Python import mechanics considered annoying

This may be old knowledge for most python programmers, but I discovered what I consider to be a design flaw in python's import mechanics, which leads to tight coupling and strange side effects.

I have 5 python files:

~/main.py:

import a, b

~/a.py:

import lib.c

~/b.py:

import lib.d
print "b.py called lib.c.test(): {}".format(lib.c.test())
print "b.py called lib.d.test(): {}".format(lib.d.test())

~/lib/c.py:

def test():
    return "c reply"

~/lib/d.py:

def test():
    return "d reply"

I also have a blank init.py in the / and /lib folders, and each .py file starts with #!/usr/bin/env python.

Running gives me this:

~$ PYTHONPATH=~/ python main.py
b.py called lib.c.test(): c reply
b.py called lib.d.test(): d reply

Great! My file (~/b.py) is coded correctly. Deploy it, job done, walk away.

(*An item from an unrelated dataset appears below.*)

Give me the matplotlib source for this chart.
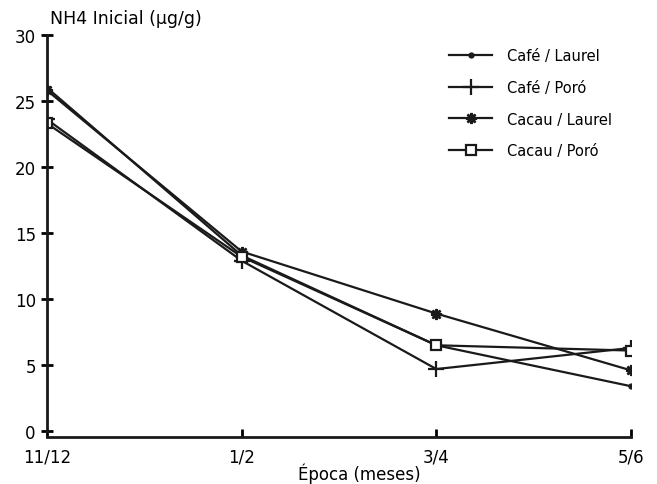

Later someone edits ~/a.py and no longer imports lib.c, since whatever it did isn't needed anymore. Now my code in ~/b.py (which admittedly had a bug in it) no longer works:

~$ PYTHONPATH=~/ python main.py
Traceback (most recent call last):
  File "main.py", line 2, in <module>
    import a,b
  File "/home/steve/b.py", line 3, in <module>
    print "b.py called lib.c.test(): {}".format(lib.c.test())
AttributeError: 'module' object has no attribute 'c'

So python was silently letting my broken code run because of a side effect. It worked because ~/a.py was importing a module I needed. This sets up code to run in a context that is incredible coupled with all other code in the same process.

Python's two step import

According to StackOverflow, python's import statement does two things in sequence:

  1. Loads the modules into the classloader
  2. Maps the classloader entities into the local namespace

This means that when ~/a.py runs import lib.c it does the following:

  1. Tell the classloader to load the lib module
  2. Tell the classloader to load the c module within lib
  3. Map the lib module to the string '''lib''' in the namespace

Later, when ~/b.py runs import lib.d, it runs:

  1. Classloader doesn't need to load the lib module, since it already has
  2. Tell the classloader to load the d module within lib
  3. Map the lib module to the string '''lib''' in the namespace

So then, within ~/b.py, we can use lib to get ahold of the classloader's loaded module, then traverse down to lib.c (which is already loaded because of ~/a.py), and use that submodule.

Solutions?

Ideally, this kind of side-effect would be blocked by the classloader so code that compiles, compiles because it has written the correct imports, not because it was run in a context that had things imported already. Because this is not true, I guess setting up a Jenkins instance with a linter is probably the next best solution. I'll be working on that next.